ARTICLE SUMMARY:
Early indicators are positive for the medtech start-up community, with an uptick in funding deals and exits in the first weeks of the new year. Companies focused on heart failure (FIRE1, Alleviant Medical), neurology (Ceribell, Zeto, Saluda Medical), diabetes (Beta Bionics, CeQur), and AI solutions (Neko Health, Quibim) all gained ground recently. But longer-term uncertainties still loom, and the road ahead could be bumpy.
Building on last year’s positive momentum, the medtech start-up community racked up more gains right out of the gate in 2025, with substantial equity raises across a variety of clinical specialties and some encouraging news on the exit front as well, all early indicators of a busy year ahead on the fundraising front.
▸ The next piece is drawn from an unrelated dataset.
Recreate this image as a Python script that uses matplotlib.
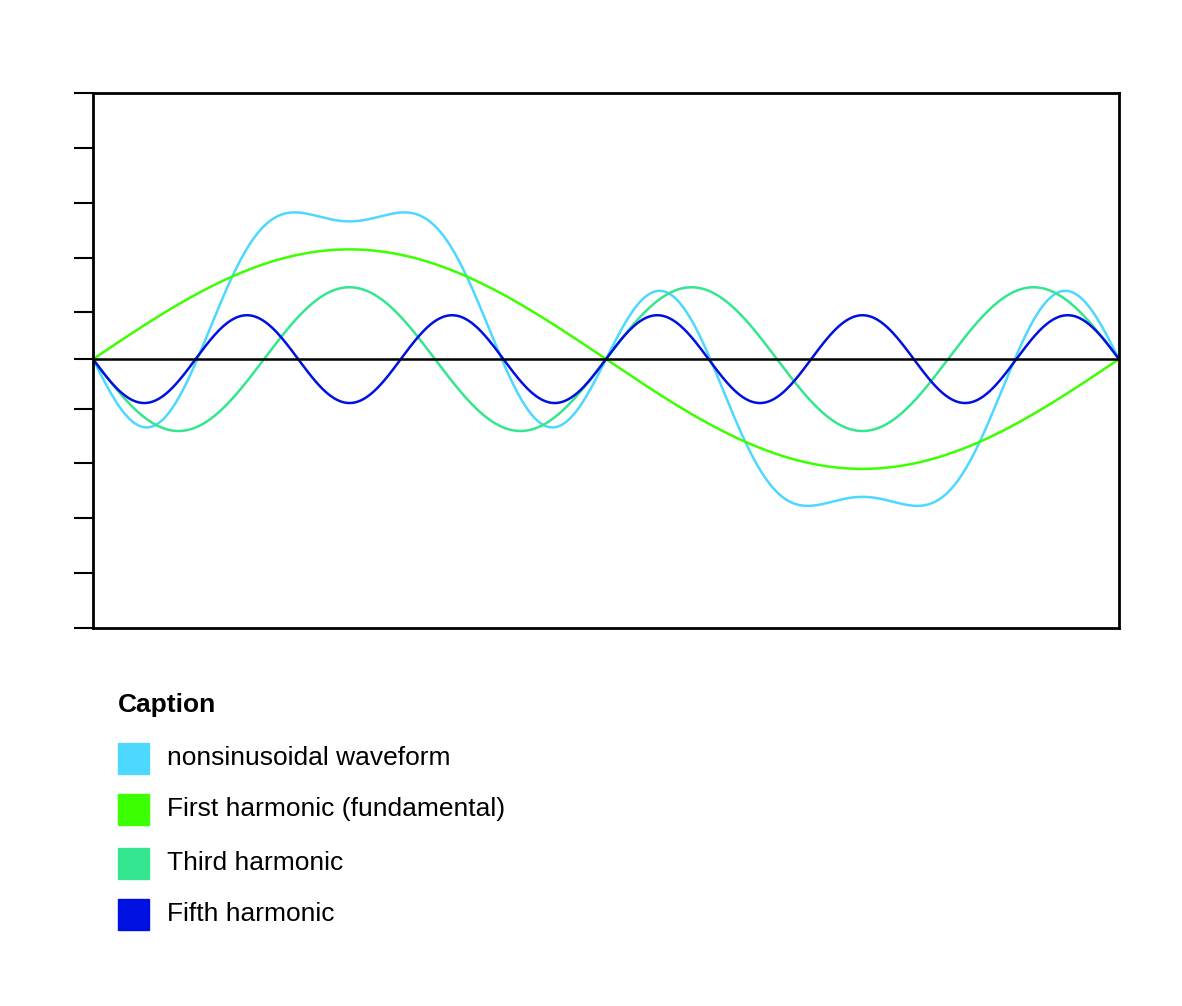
import numpy as np
import matplotlib.pyplot as plt
from matplotlib.patches import Rectangle

plt.rcParams['font.family'] = ['Liberation Sans', 'DejaVu Sans']

# amplitudes (y units) and harmonic numbers
harmonics = [1, 3, 5]
amplitudes = [2.0, -1.31, -0.8]
labels = ['nonsinusoidal waveform', 'First harmonic (fundamental)',
          'Third harmonic', 'Fifth harmonic']
colors = ['#4dd8ff', '#3cff00', '#33e68f', '#0010e0']
yticks = [-4.9, -3.9, -2.9, -1.9, -0.9, 0, 0.85, 1.85, 2.85, 3.85, 4.85]

x = np.linspace(0, 1, 1000)
parts = [a * np.sin(2 * np.pi * n * x) for n, a in zip(harmonics, amplitudes)]
total = sum(parts)

fig = plt.figure(figsize=(11.82, 10.06), dpi=100)
ax = fig.add_axes([93 / 1182, 1 - 628 / 1006, 1026 / 1182, 535 / 1006])
ax.plot(x, total, color=colors[0], lw=1.8)
ax.plot(x, parts[0], color=colors[1], lw=1.8)
ax.plot(x, parts[1], color=colors[2], lw=1.8)
ax.plot(x, parts[2], color=colors[3], lw=1.8)
ax.axhline(0, color='black', lw=1.8)
ax.set_xlim(0, 1)
ax.set_ylim(-4.9, 4.85)
ax.set_xticks([])
ax.set_yticks(yticks)
ax.set_yticklabels([])
ax.tick_params(axis='y', direction='out', length=14, width=1.5)
for s in ax.spines.values():
    s.set_linewidth(2)

W, H = 1182, 1006
fig.text(118 / W, 1 - 705 / H, 'Caption', fontsize=19, fontweight='bold',
         va='center', ha='left')
ys = [758, 809, 863, 914]
for yc, lab, c in zip(ys, labels, colors):
    fig.patches.append(Rectangle((118 / W, 1 - (yc + 16) / H), 31 / W, 31 / H,
                                 transform=fig.transFigure, color=c))
    fig.text(167 / W, 1 - yc / H, lab, fontsize=19, va='center', ha='left')

fig.savefig('out.png', dpi=100)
That said, the journey could be bumpy. Longer-term economic and geopolitical uncertainties still cloud the horizon, and some companies that exited 2024 teetering on the edge could face a funding reckoning in 2025. As Paul Grand, CEO of MedTech Innovator, recently noted, there has been a “clear uptick” in funding in early 2025, and “exit activity was the buzz at JPM [the JP Morgan Healthcare Conference, held in January],” with increasing M&A and the IPO pipeline “finally opening up.” Still, 2025 is likely to be a “roller coaster,” he predicts, with “incredible highs and devastating lows.” Although Grand told MedTech Strategist he does not necessarily foresee an increase in company failures this year, he expects plenty of bumps in the road, including “many failures, downsizing, and other funding struggles.”